Album covers became a "cultural symbol for the state of play for people's personality", Powell told RNZ.

"I think Noel Gallagher from Oasis summed it up best when he said, album covers are a poor man's art. And I think that's absolutely right.

"A lot of students, people who didn't have so much cash to buy big posters or interesting art or a Picasso, they viewed album covers as a work of art.

"And they did use to put them on their walls or you'd have a whole shelf with all your albums on and the album you were playing on the record player, you'd display the cover in front of the albums, as a sort of symbol of where you were at with music and where you were at socially."

And when Hipgnosis came on the scene, budgets were lavish, he said.

"In 1973, the same year as Dark Side of the Moon, I was doing Houses of the Holy for Led Zeppelin for their album cover, and at the same time there was a huge total eclipse, it lasted eight minutes in the middle of the Sahara Desert in Mauritania, and I said to Jimmy Page, how would you feel if I went down and photographed that, set something up around that, and he said great.

"So, the next day I found myself on a plane sitting in the middle of the Sahara, sweating it out in 44 degrees, and setting up a scene with the total eclipse.

"It was a magical adventure, but of course, you know, in the '60s and '70s you could create these kind of events and film them, and there was never any question of budget, it was just go do it.

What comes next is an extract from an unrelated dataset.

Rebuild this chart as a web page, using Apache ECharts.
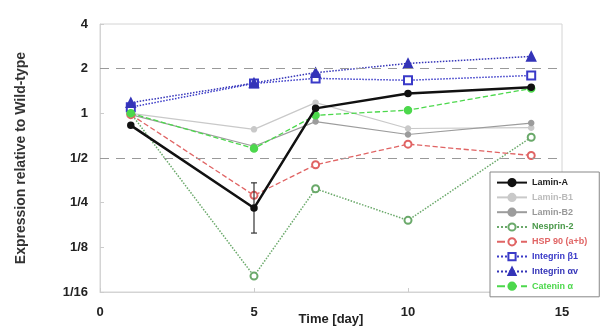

"You've got to remember there was a period of time when albums sold in tens of millions, and so the business was awash with money, and that allowed me to indulge myself in interesting visual projects as much as I like."

Perhaps the most famous cover by Hipgnosis is Dark Side of the Moon, but at the time it was an aesthetic departure from the design studio's previous work, Powell said.

"We'd done Atom Heart Mother for Pink Floyd, which was just a picture of a cow. Richard Wright [Pink Floyd keyboardist] did not want that. He said to us, 'I don't really want one of your surrealist photographs anymore.

I'd prefer something like a chocolate box cover, something that's very plain and simple, like Black Magic.' which was a black cover with a white symbol on it."

Aubrey 'Po' Powell and Storm Thorgerson

Aubrey 'Po' Powell and Storm Thorgerson

Screenshot

He and Storm were initially downcast but eventually came upon an image that sparked the idea for Dark Side of the Moon, he said.

"I was looking through a book which was about the physics of light. Storm was leaning over my shoulder, and there was a picture… a prism that was being broken by a beam of light. And he said to me, 'I've got it, that would make a fantastic front cover against black'.

"So, I hastily sketched it up, just with crayons and stuff like that, that's how we did things in those days. I took it up to Abbey Road, and they all went, that's it, that's the one, that's what we want."

The stark cover fitted Pink Floyd's enigmatic public image, he said.

"It kind of summed up how they were, unique, they were enigmatic, they were obscure. They rarely did interviews, they didn't encourage any photography of them or backstage or anything like that.

"And I think what it was about the cover, they just thought, that feels like the us at this time."